Emma, Tim and I piled into the car to chase lavender from our base in Saint-Rémy-de-Provence. What we weren’t expecting were fields of sunflowers stretching alongside the road! We came across bursts of the bright yellow flowers standing at attention as we drove along the rural road between Saint-Rémy-de-Provence and Noves.
The sunflower head points east toward the sunrise. Before they bloom, motor cells in the sunflower stem tilt the flower bud to try to receive a maximum amount of sunlight throughout the day. By evening, the sunflower head is pointing west, toward the sunset. Basically sunflowers trace a 180 degree arc, tracking the sun’s position throughout the day, from horizon to horizon, sunrise to sunset. Overnight, the sunflower will reset to its original eastward position and wait for the morning, ready to follow the sun’s path once again.
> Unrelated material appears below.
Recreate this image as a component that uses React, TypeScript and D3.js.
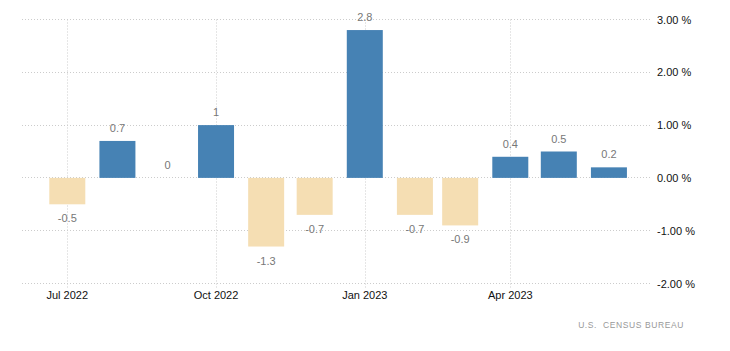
import React from "react";
import * as d3 from "d3";

const months = [
  "2022-07-01", "2022-08-01", "2022-09-01", "2022-10-01", "2022-11-01", "2022-12-01",
  "2023-01-01", "2023-02-01", "2023-03-01", "2023-04-01", "2023-05-01", "2023-06-01",
];
const values = [-0.5, 0.7, 0, 1, -1.3, -0.7, 2.8, -0.7, -0.9, 0.4, 0.5, 0.2];
const xTicks = ["2022-07-01", "2022-10-01", "2023-01-01", "2023-04-01"];
const yTicks = [3, 2, 1, 0, -1, -2];
const source = "U.S.  CENSUS BUREAU";

export default function App() {
  const svgRef = React.useRef<SVGSVGElement>(null);
  const width = 730;
  const height = 351;

  React.useEffect(() => {
    const svg = d3.select(svgRef.current);
    svg.selectAll("*").remove();

    const parse = d3.utcParse("%Y-%m-%d");
    const fmt = d3.utcFormat("%b %Y");
    const font = "'Liberation Sans', Arial, sans-serif";

    var plotLeft = 22;
    var plotRight = 652;
    var barWidth = 36;

    /* time scale anchored on two quarter ticks */
    var x = d3
      .scaleUtc()
      .domain([parse("2022-07-01"), parse("2023-04-01")])
      .range([67.3, 510.3]);

    var y = d3.scaleLinear().domain([-2, 3]).range([283.5, 19.5]);

    const grid = svg.append("g");

    /* horizontal grid */
    grid
      .selectAll(".hgrid")
      .data(yTicks)
      .enter()
      .append("line")
      .attr("x1", plotLeft)
      .attr("x2", plotRight)
      .attr("y1", (d) => y(d))
      .attr("y2", (d) => y(d))
      .attr("stroke", "#ccc")
      .attr("stroke-width", 1)
      .attr("stroke-dasharray", "1,2")
      .attr("shape-rendering", "crispEdges");

    /* vertical grid */
    grid
      .selectAll(".vgrid")
      .data(xTicks)
      .enter()
      .append("line")
      .attr("x1", (d) => Math.round(x(parse(d))) + 0.5)
      .attr("x2", (d) => Math.round(x(parse(d))) + 0.5)
      .attr("y1", y(3))
      .attr("y2", y(-2) + 4)
      .attr("stroke", "#ccc")
      .attr("stroke-width", 1)
      .attr("stroke-dasharray", "1,2");

    /* bars */
    svg
      .append("g")
      .selectAll("rect")
      .data(values)
      .enter()
      .append("rect")
      .attr("x", (d, i) => x(parse(months[i])) - barWidth / 2)
      .attr("width", barWidth)
      .attr("y", (d) => y(Math.max(0, d)))
      .attr("height", (d) => Math.abs(y(d) - y(0)))
      .attr("fill", (d) => (d >= 0 ? "#4682b4" : "#f5deb3"));

    /* value labels */
    svg
      .append("g")
      .selectAll("text")
      .data(values)
      .enter()
      .append("text")
      .attr("x", (d, i) => x(parse(months[i])))
      .attr("y", (d) => (d >= 0 ? y(d) - 9 : y(d) + 18))
      .attr("text-anchor", "middle")
      .attr("font-family", font)
      .attr("font-size", 11)
      .attr("fill", "#777")
      .text((d) => `${d}`);

    /* y labels on the right */
    svg
      .append("g")
      .selectAll("text")
      .data(yTicks)
      .enter()
      .append("text")
      .attr("x", plotRight + 5)
      .attr("y", (d) => y(d) + 4)
      .attr("font-family", font)
      .attr("font-size", 11)
      .attr("fill", "#111")
      .text((d) => `${d.toFixed(2)} %`);

    /* x labels */
    svg
      .append("g")
      .selectAll("text")
      .data(xTicks)
      .enter()
      .append("text")
      .attr("x", (d) => x(parse(d)))
      .attr("y", 299)
      .attr("text-anchor", "middle")
      .attr("font-family", font)
      .attr("font-size", 11)
      .attr("fill", "#111")
      .text((d) => fmt(parse(d)));

    /* source */
    svg
      .append("text")
      .attr("x", 684)
      .attr("y", 328)
      .attr("text-anchor", "end")
      .attr("font-family", font)
      .attr("font-size", 8.5)
      .attr("letter-spacing", 0.6)
      .attr("fill", "#999")
      .style("white-space", "pre")
      .text(source);
  }, []);

  return (
    <svg
      ref={svgRef}
      width={width}
      height={height}
      style={{ position: "absolute", left: 0, top: 0, background: "#fff" }}
    />
  );
}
But once they bloom, sunflowers no longer follow the sun and are frozen into an eastward-facing position.
We pulled off to the side of the road and all the sunflowers were facing east, away from us! We walked the road between the fields scouting for a spot that we could get down into the fields and capture the sunflowers facing toward us. There was a big ditch full of pricker bushes and it was just impossible. We both gave up. It was pointless to take pictures with the sunflowers facing away from us.
And then we turned around.
We were so enchanted by the long stretches of sunflowers to our right and trying to figure out how to best photograph them, we didn’t even notice the field on the other side of the road. And of course, those sun flowers were facing east right toward us. There wasn’t even a ditch separating us from the field. Laughing, we watched the bees buzz on the sunflower heads and snapped happily away.
Note: The sunflower fields are all privately owned and like any other crop, will be harvested for sunflower seed production. Be respectful if you visit these fields. Don’t pick the flowers or trample them.